Ruth Nakabirwa, the minister for energy said this comes less than a year after the country signed a final investment decision for the upstream and construction of the 1,443-kilometre-long heated East Africa Crude Oil Pipeline (EACOP) which will transport oil to Tanga port.

Nankabirwa said an Environmental Impact Assessment (ESIA) for the proposed oil refinery is already done and the Albertine Energy Consortium undertook Front-end engineering and design which was approved by the government in July last year.

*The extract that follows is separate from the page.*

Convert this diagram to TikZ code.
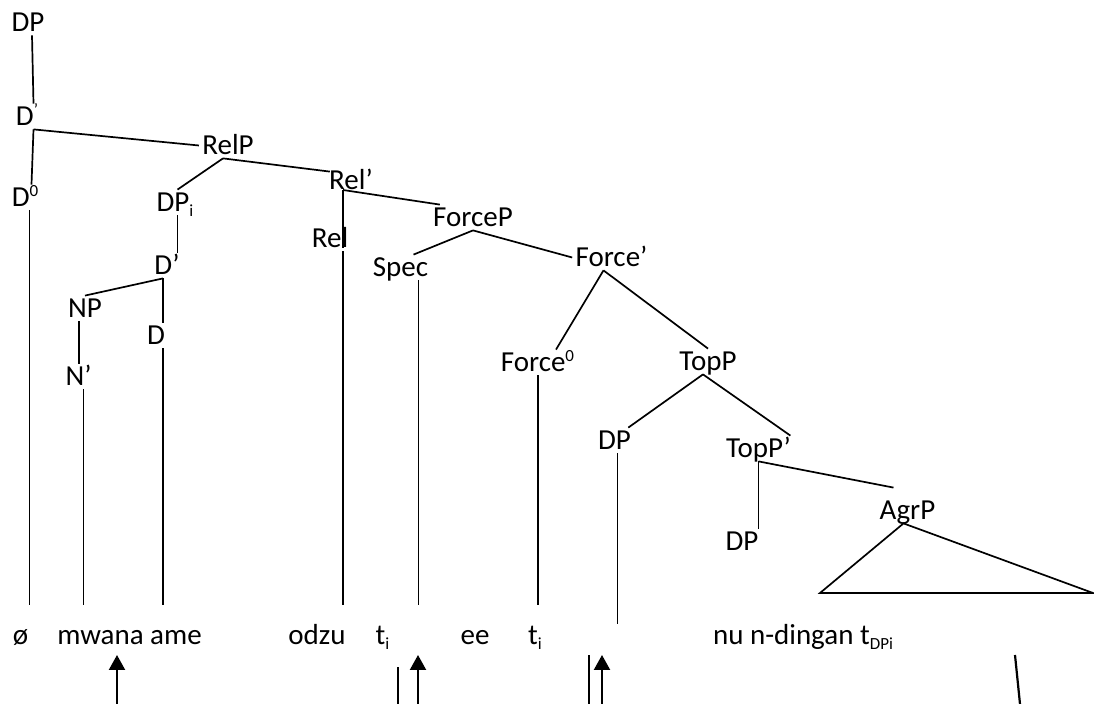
\documentclass[tikz,border=0pt]{standalone}
\usepackage{fontspec}
\setmainfont{Carlito}
\usetikzlibrary{arrows.meta}
\newcommand{\supsm}[1]{\textsuperscript{\fontsize{8.5}{9}\selectfont #1}}
\newcommand{\subsm}[1]{\textsubscript{\fontsize{8.5}{9}\selectfont #1}}

\begin{document}
\begin{tikzpicture}[x=0.5pt, y=-0.5pt, >={Triangle[width=8pt,length=7.5pt]},
  every node/.style={font=\fontsize{14.5}{17}\selectfont},
  cat/.style={anchor=base, inner sep=1.5pt, text height=9.5pt, text depth=0pt},
  word/.style={anchor=base, inner sep=0pt},
  br/.style={line width=0.85pt},
  mv/.style={line width=1.1pt}]
  \useasboundingbox (0,0) rectangle (1094,704);
  \coordinate (leaf) at (0,605);
  \coordinate (leafC) at (0,624);
  % DP shell and relative clause
  \node[cat] (dp) at (28,32) {DP};
  \node[cat] (dbarA) at (27.5,126) {D\supsm{’}};
  \node[cat] (dzero) at (25.5,207) {D\supsm{0}};
  \node[cat] (relp) at (228,155) {RelP};
  \node[cat] (dpi) at (175.5,212) {DP\subsm{i}};
  \node[cat] (relbar) at (351,190) {Rel’};
  \node[cat] (rel) at (330,248) {Rel};
  \draw[br] ([xshift=2pt]dp.south) -- ([xshift=3pt]dbarA.north);
  \draw[br] ([xshift=3pt]dbarA.south) -- (relp.west);
  \draw[br] ([xshift=3pt]dbarA.south) -- ([xshift=3pt]dzero.north);
  \draw[br] ([xshift=-2.5pt]relp.south) -- ([xshift=1pt]dpi.north);
  \draw[br] ([xshift=-2.5pt]relp.south) -- ([shift={(2pt,-2pt)}]relbar.north west);
  \draw[br] ([xshift=-4pt]relbar.base) -- ([xshift=-4pt]relbar.base |- rel.base);
  % relativised DP
  \node[cat] (dbarB) at (167,275) {D’};
  \node[cat] (np) at (85,318) {NP};
  \node[cat] (dhead) at (156,345) {D};
  \node[cat] (nbar) at (78.5,386) {N’};
  \draw[br] ([xshift=1pt]dpi.south) -- ([xshift=1pt]dpi.south |- dbarB.north);
  \draw[br] ([xshift=-2pt]dbarB.south) -- (np.north);
  \draw[br] ([xshift=-2pt]dbarB.south) -- ([xshift=-2pt]dbarB.south |- dhead.north);
  \draw[br] ([xshift=-3pt]np.south) -- ([xshift=-3pt]np.south |- nbar.north);
  % ForceP
  \node[cat] (forcep) at (473,227) {ForceP};
  \node[cat] (spec) at (400.5,277) {Spec};
  \node[cat] (forcebar) at (611.5,267) {Force’};
  \node[cat] (forcezero) at (538,372) {Force\supsm{0}};
  \draw[br] ([xshift=-4pt]relbar.base) -- ([xshift=5pt]forcep.north west);
  \draw[br] (forcep.south) -- ([xshift=-9pt]spec.north east);
  \draw[br] (forcep.south) -- (forcebar.west);
  \draw[br] ([xshift=-4pt]forcebar.south) -- ([xshift=9pt]forcezero.north);
  % TopP and AgrP
  \node[cat] (topp) at (708,371) {TopP};
  \node[cat] (dpC) at (614.5,450) {DP};
  \node[cat] (toppbar) at (758.5,458) {TopP’};
  \node[cat] (dpD) at (742,551) {DP};
  \node[cat] (agrp) at (907.5,520) {AgrP};
  \draw[br] ([xshift=-4pt]forcebar.south) -- (topp.north);
  \draw[br] ([xshift=-2.5pt]topp.south) -- ([xshift=-3pt]dpC.north east);
  \draw[br] ([xshift=-2.5pt]topp.south) -- ([xshift=-2pt]toppbar.north east);
  \draw[br] (toppbar.south) -- (toppbar.south |- dpD.north);
  \draw[br] (toppbar.south) -- ([shift={(-7pt,5pt)}]agrp.north);
  \coordinate (triL) at (820,593);
  \coordinate (triR) at (1093,593);
  \draw[br, line join=miter] ([xshift=-2pt]agrp.south) -- (triL) -- (triR) -- cycle;
  % lines down to the string
  \draw[br] ([xshift=2pt]dzero.south) -- ([xshift=2pt]dzero.south |- leaf);
  \draw[br] ([xshift=2.5pt]nbar.south) -- ([xshift=2.5pt]nbar.south |- leaf);
  \draw[br] ([xshift=3.5pt]dhead.south) -- ([xshift=3.5pt]dhead.south |- leaf);
  \draw[br] ([xshift=6.5pt]rel.south) -- ([xshift=6.5pt]rel.south |- leaf);
  \draw[br] ([xshift=9pt]spec.south) -- ([xshift=9pt]spec.south |- leaf);
  \draw[br] (forcezero.south) -- (forcezero.south |- leaf);
  \draw[br] ([xshift=1.5pt]dpC.south) -- ([xshift=1.5pt]dpC.south |- leafC);
  % the string
  \node[word] (w1) at (20.5,645) {ø};
  \node[word] (w2) at (129.5,645) {mwana ame};
  \node[word] (w3) at (317,645) {odzu};
  \node[word] (w4) at (383,645) {t\subsm{i}};
  \node[word] (w5) at (475,645) {ee};
  \node[word] (w6) at (535.5,645) {t\subsm{i}};
  \node[word] (w7) at (803.5,645) {nu n-dingan t\subsm{DPi}};
  % movement arrows below
  \coordinate (a1) at (117,655);
  \coordinate (a2) at (418,655);
  \coordinate (a3) at (602,655);
  \coordinate (b2) at (398,667);
  \coordinate (b3) at (589,655);
  \coordinate (b4) at (1015,655);
  \coordinate (floor) at (0,704);
  \draw[mv,->] (a1 |- floor) -- (a1);
  \draw[mv,->] (a2 |- floor) -- (a2);
  \draw[mv,->] (a3 |- floor) -- (a3);
  \draw[mv] (b2 |- floor) -- (b2);
  \draw[mv] (b3 |- floor) -- (b3);
  \draw[mv] (1020,704) -- (b4);
\end{tikzpicture}
\end{document}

Ernest Rubondo, the Executive Director for Petroleum Authority (PAU), the sector regulator, said the Kingfisher field construction is to be handled by China Oilfield Services Limited (COSL) at a cost of $2b over the next three years where another $1.5b will be spent over the next 20 years in operation and maintenance of the field.

He said last year $346m was injected in the project in 2022 and $680m is to be invested this year and an additional $528m in 2024.

Rubondo said the recoverable cost of Kingfisher oil field is $22 per barrel compared to international standard of $25 per barrel and will account for the 15% of the total revenues the government expects to get from oil.

He said this will be $6.9b over the entire project lifespan of 20 to 30 years. Peter Banura, the Kikuube district chairperson, asked the government to invest back proceeds from oil into improving social services in the area since they are the ones to be directly impacted by its extraction.

He asked for extension of electricity to boost small scale business, ferry services to ease transportation of goods and services between Uganda and DR Congo, more roads and upgrading of Kisaru airfield to harness tourism and ease mobility.

Chen Zhuobiao, the President China National Offshore Oil Corporation- CNOOC Uganda says CNOOC has acquired the 60.5 kilometre long rig that has been established at Well pad 2 with the latest technology that will help drill the oil found offshore with less footprint on the environment.

Zhuobiao said land acquisition was concluded and the livelihood restoration programmes done in accordance with approved International Financial Standards.